The payment to the mortgagee has no bearing; he had a right over-riding that of the parties and all the lessors did was to let the assignee pay him off, charging the amount paid against the rent coming to them.
The receipt of the three months rent from the assignee is obviously no waiver sufficient to do away with a forfeiture already consummated, and is explained moreover as having been based on a compromise with the assignee and was the only payment in full which the assignee was bound to make, whatever rights the lessors may have had to prove against the insolvent estate for the balance of six months rent.
The receipt of the August rent from the respondents was manifestly by way of compensation for use and occupation permitted, for the accommodation of the sub-tenants and which they did not treat in any other way. It is impossible to say that by this the lessors intended to renounce the absolute title they had acquired under their election to forfeit, even if in law it could have had that effect. The receipt of this August rent, moreover, could not have effected the appellant since his equitable title under the agreement preceded the receipt by the lessors.

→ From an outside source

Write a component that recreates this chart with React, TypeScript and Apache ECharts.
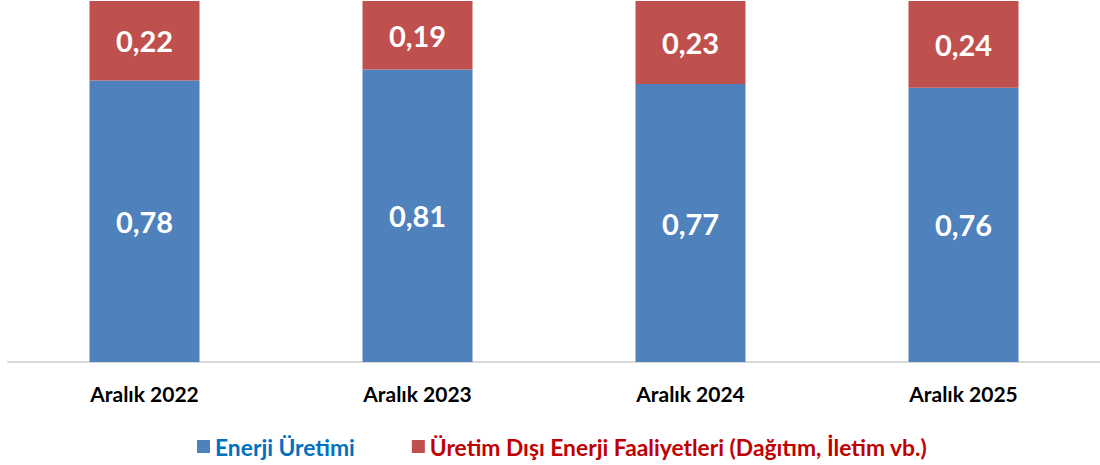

On the whole the judgment of Mr. Justice Meredith appears to be right and should be restored. It may be a very hard case but that cannot affect the decision. It is much to be regretted that the fair and liberal offer of the appellant, Soper, was rejected.
The judgment of the Court of Appeal must be reversed and that of the Divisional Court restored. The record must be remitted to the High Court with directions to carry on the account of mesne profits up to the time the appellant shall recover possession and to enforce payment of the same.
The appellant Soper and the defendants Fane and Lavender must have their costs in all the courts below as well as in this court.
Appeal allowed with costs.
Solicitors for the appellant: Ryckman, Kirkpatrick & Kerr.
Solicitors for the respondents: Thomson, Henderson & Bell.